Babak belur dan terpuruk! Demikian nasib tenaga kesehatan dewasa ini. Seolah tiada henti, ketidakpuasan publik akan layanan kesehatan di negeri ini.
Beredar viral komplain keluarga pasien dalam mendapat layanan pada unit bank darah di RS Dr Sutomo.
Pada berbagai situs, kejadian tersebut terjadi karena kekosongan pelayanan. Keluarga pasien menganggap hal itu sebagai ketidaksigapan.
Persoalan ini bisa dipandang dari banyak sisi, termasuk pada kacamata persepsi customer maupun dalam konteks definisi mutu pelayanan.

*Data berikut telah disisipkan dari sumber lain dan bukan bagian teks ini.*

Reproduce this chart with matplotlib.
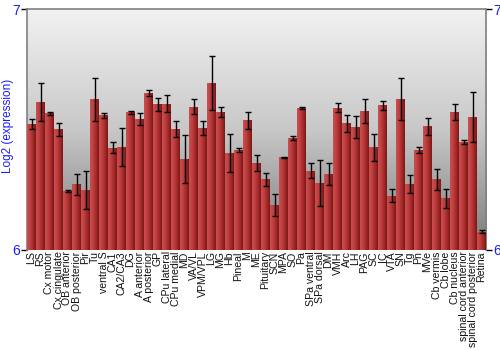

Kejadian tipikal yang terus muncul, sesungguhnya dapat seolah-olah menimbulkan citra negatif bagi profesi tenaga kesehatan, serta mengandung berbagai potensi turunan:
Pertama: reproduksi kisah ketidakpuasan mempertebal persepsi tentang rendahnya kompetensi dan kualitas pelayanan kesehatan domestik, di memori publik.
Kedua: citra negatif yang semakin melekat tersebut, menyebabkan tumbuhnya ketidakpercayaan, dan penuh kecurigaan, terutama saat membutuhkan pelayanan kesehatan.

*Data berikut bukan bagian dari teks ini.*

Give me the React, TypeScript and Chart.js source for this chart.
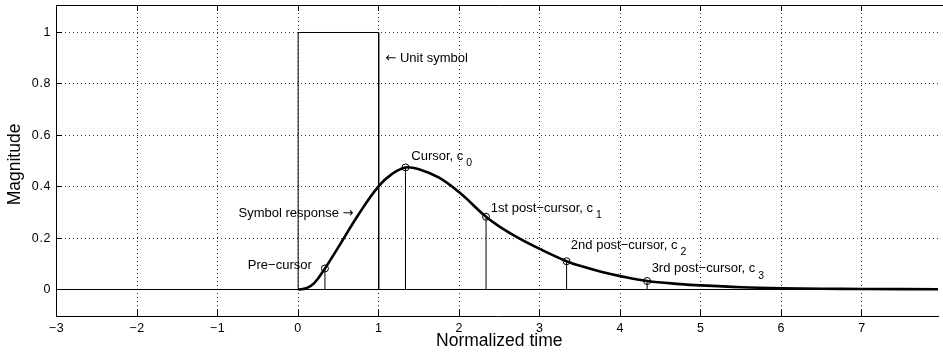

Ketiga: atas kecurigaan, maka masing-masing pihak bersikap defensif dalam mempertahankan haknya, sekaligus offensif menyerang kesalahan pihak lain.
Keempat: bila situasi ini berlangsung berkelanjutan, maka tidak akan tercipta suasana kondusif, yang mampu menstimulasi percepatan kesembuhan.

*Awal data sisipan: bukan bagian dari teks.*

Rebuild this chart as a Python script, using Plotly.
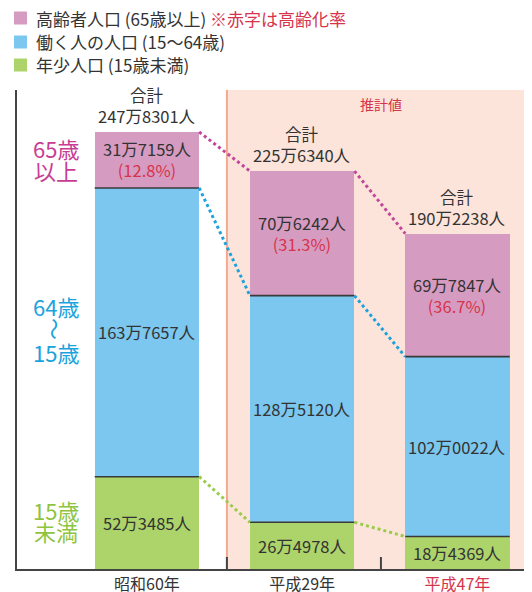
import plotly.graph_objects as go

# ---- data ----
periods = ["昭和60年", "平成29年", "平成47年"]
senior = [317159, 706242, 697847]      # 65歳以上
working = [1637657, 1285120, 1020022]  # 15〜64歳
young = [523485, 264978, 184369]       # 15歳未満
totals = [2478301, 2256340, 1902238]
aging_rate = ["12.8%", "31.3%", "36.7%"]

legend_names = ["高齢者人口 (65歳以上)", "働く人の人口 (15〜64歳)", "年少人口 (15歳未満)"]
legend_note = "※赤字は高齢化率"

# ---- style ----
FONT = "Noto Sans CJK JP"
C_PINK, C_BLUE, C_GREEN = "#d69bc1", "#7bc7ef", "#add36b"
C_PINK_D, C_BLUE_D, C_GREEN_D = "#c2469b", "#1ea2dc", "#9bcb4b"
C_LAB_PINK, C_LAB_BLUE, C_LAB_GREEN = "#c83d94", "#1aa3dc", "#8fc441"
RED = "#d6334c"
TXT = "#333333"
BAR_W = 0.673

# page body has an 8px default margin; lay out in window pixels
OFF = 8
WIN_W, WIN_H = 532, 592
W, H = WIN_W - OFF, WIN_H - OFF
PLOT_L, PLOT_T, PLOT_B = 17, 90, 569   # window pixels
ML, MT = PLOT_L - OFF, PLOT_T - OFF
MR, MB = 0, WIN_H - PLOT_B
PW, PH = W - ML - MR, H - MT - MB


def PX(px):
    return (px - PLOT_L) / PW


def PY(py):
    return (PLOT_B - py) / PH


def fmt(v):
    return f"{v // 10000}万{v % 10000:04d}人"


xs = list(range(len(periods)))
fig = go.Figure()

for vals, col in [(young, C_GREEN), (working, C_BLUE), (senior, C_PINK)]:
    fig.add_trace(go.Bar(x=xs, y=vals, width=BAR_W, marker=dict(color=col, line=dict(width=0)),
                         showlegend=False, hoverinfo="skip"))

# segment separators
lvl_young = young
lvl_work = [a + b for a, b in zip(young, working)]
for lvl in (lvl_young, lvl_work):
    for i, v in enumerate(lvl):
        fig.add_trace(go.Scatter(x=[i - BAR_W / 2, i + BAR_W / 2], y=[v, v], mode="lines",
                                 line=dict(color="#3a3a3a", width=1.6), showlegend=False, hoverinfo="skip"))

# dotted connectors
for lvl, col in [(totals, C_PINK_D), (lvl_work, C_BLUE_D), (lvl_young, C_GREEN_D)]:
    for i in range(len(lvl) - 1):
        fig.add_trace(go.Scatter(x=[i + BAR_W / 2, i + 1 - BAR_W / 2], y=[lvl[i], lvl[i + 1]], mode="lines",
                                 line=dict(color=col, width=3, dash="dot"), showlegend=False, hoverinfo="skip"))

ann = []
FS = 16.5
# totals
for i, t in enumerate(totals):
    ann.append(dict(x=i, y=t, xref="x", yref="y", xanchor="center", yanchor="bottom", yshift=2, showarrow=False,
                    text=f"合計<br>{fmt(t)}", font=dict(size=FS, color=TXT, family=FONT)))
# in-bar labels
for i in xs:
    ann.append(dict(x=i, y=lvl_work[i] + senior[i] / 2, xref="x", yref="y", xanchor="center", yanchor="middle",
                    showarrow=False,
                    text=f"{fmt(senior[i])}<br><span style='color:{RED}'>({aging_rate[i]})</span>",
                    font=dict(size=FS, color=TXT, family=FONT)))
    ann.append(dict(x=i, y=young[i] + working[i] / 2, xref="x", yref="y", xanchor="center", yanchor="middle",
                    showarrow=False, text=fmt(working[i]), font=dict(size=FS, color=TXT, family=FONT)))
    ann.append(dict(x=i, y=young[i] / 2, xref="x", yref="y", xanchor="center", yanchor="middle",
                    showarrow=False, text=fmt(young[i]), font=dict(size=FS, color=TXT, family=FONT)))

# left group labels
for txt, py, col, ang in [("65歳", 148, C_LAB_PINK, 0), ("以上", 170, C_LAB_PINK, 0),
                          ("64歳", 306, C_LAB_BLUE, 0), ("〜", 329, C_LAB_BLUE, 90), ("15歳", 352, C_LAB_BLUE, 0),
                          ("15歳", 510, C_LAB_GREEN, 0), ("未満", 531, C_LAB_GREEN, 0)]:
    ann.append(dict(x=PX(56), y=PY(py), xref="paper", yref="paper", xanchor="center", yanchor="middle",
                    showarrow=False, text=txt, textangle=ang, font=dict(size=22, color=col, family=FONT)))

# estimate label
ann.append(dict(x=PX(381), y=PY(104), xref="paper", yref="paper", xanchor="center", yanchor="middle",
                showarrow=False, text="推計値", font=dict(size=14, color=RED, family=FONT)))

# legend
shapes = []
for k, (name, col, py) in enumerate(zip(legend_names, [C_PINK, C_BLUE, C_GREEN], [18, 42, 65])):
    shapes.append(dict(type="rect", xref="paper", yref="paper", x0=PX(14), x1=PX(27), y0=PY(py + 6.5), y1=PY(py - 6.5),
                       fillcolor=col, line=dict(width=0)))
    t = name if k else f"{name} <span style='color:{RED}'>{legend_note}</span>"
    ann.append(dict(x=PX(34), y=PY(py), xref="paper", yref="paper", xanchor="left", yanchor="middle",
                    showarrow=False, text=t, font=dict(size=17, color=TXT, family=FONT)))

# estimate region shading
shade_x = 0.515
shapes.append(dict(type="rect", xref="x", yref="paper", x0=shade_x, x1=3, y0=0, y1=1,
                   fillcolor="#fce4da", line=dict(width=0), layer="below"))
shapes.append(dict(type="line", xref="x", yref="paper", x0=shade_x, x1=shade_x, y0=0, y1=1,
                   line=dict(color="#f4a88f", width=2), layer="below"))
# small ticks between periods
for tx in (shade_x, 1.507):
    shapes.append(dict(type="line", xref="x", yref="paper", x0=tx, x1=tx, y0=0, y1=PY(557),
                       line=dict(color="#444", width=2)))

ticktext = periods[:-1] + [f"<span style='color:{RED}'>{periods[-1]}</span>"]

fig.update_layout(
    width=W, height=H, margin=dict(l=ML, r=MR, t=MT, b=MB, pad=0),
    barmode="stack", bargap=0, plot_bgcolor="white", paper_bgcolor="white",
    font=dict(family=FONT, color=TXT),
    xaxis=dict(range=[-0.837, 2.48], tickvals=xs, ticktext=ticktext, showgrid=False, zeroline=False,
               showline=True, linecolor="#444", linewidth=2, ticks="", automargin=False,
               tickfont=dict(size=16, color=TXT, family=FONT), fixedrange=True),
    yaxis=dict(range=[0, 2716500], showticklabels=False, showgrid=False, zeroline=False,
               showline=True, linecolor="#444", linewidth=2, ticks="", automargin=False, fixedrange=True),
    annotations=ann, shapes=shapes, showlegend=False,
)

fig.write_html("out.html")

Sebagai penyeimbang, maka saya hendak memposisikan diri sebagai bagian dari tenaga kesehatan, khususnya dalam memberikan pelayanan kesehatan dari sudut pandang yang berbeda.
Pertama: relasi terapeutik, yang berorientasi terapi bagi kebaikan pasien, adalah komitmen bersama pada proses penanganan. Dengan demikian, membutuhkan kerjasama seluruh pihak, termasuk pasien dan keluarga pasien.
Kedua: basis dasar bangunan kerjasama tersebut adalah terbentuknya mutual trust untuk bersinergi. Sikap terbuka dan saling percaya bersifat wajib.
Problem utamanya saat ini, dalam dunia yang instant kita hidup dalam kecepatan, bahkan terburu-buru. Semuanya, merasa menjadi prioritas. Penanganan medis memiliki basis indikasi penentuan prioritas yang berbeda dari persepsi publik, sesuai kondisi medis pasien.
Masalahnya, teknologi menjadi medium yang cepat menyebarkan kabar buruk. Sementara, keberhasilan pelayanan hanya menjadi konsumsi pribadi, maka ketidakpuasan diumbar menjadi tontonan khalayak.
Dalam bahasa bisnis, ketidakpuasan adalah rasio perbandingan harapan atas realita, atau dapat pula merupakan nisbah antara benefit yang diterima dengan pengorbanan yang dikeluarkan. Hal ini bisa bermakna ganda.
Ekspektasi yang diharapkan bisa jadi berlebih, terutama bila berasumsi kesembuhan dapat dipastikan secara mutlak oleh pelayanan medis. Sementara disisi yang lain, bisa jadi terdapat kekurangcakapan kompetensi dari pemberi layanan kesehatan.
Sepintas, keduanya tampak terlihat pada studi kasus di RS Dr Sutomo, kegagalan dalam memberikan penjelasan atas alasan kekosongan, langsung direspon secara emosional oleh kedua belah pihak. Perlu diperdalam duduk perkaranya, agar tercipta harmoni kerjasama.
Kunci utama dalam membangun kesepahaman dalam dunia kesehatan adalah menempatkan empati masing-masing pihak. Berpikir dalam posisi terbalik, mengandaikan pasien adalah keluarga dekat -bagi pemberi layanan, atau memahami load aktifitas dari seorang tenaga kesehatan  -untuk penerima layanan.
Lebih jauh, kita secara keseluruhan, memang kekurangan kesabaran untuk bisa membangun komunikasi jauh lebih baik!.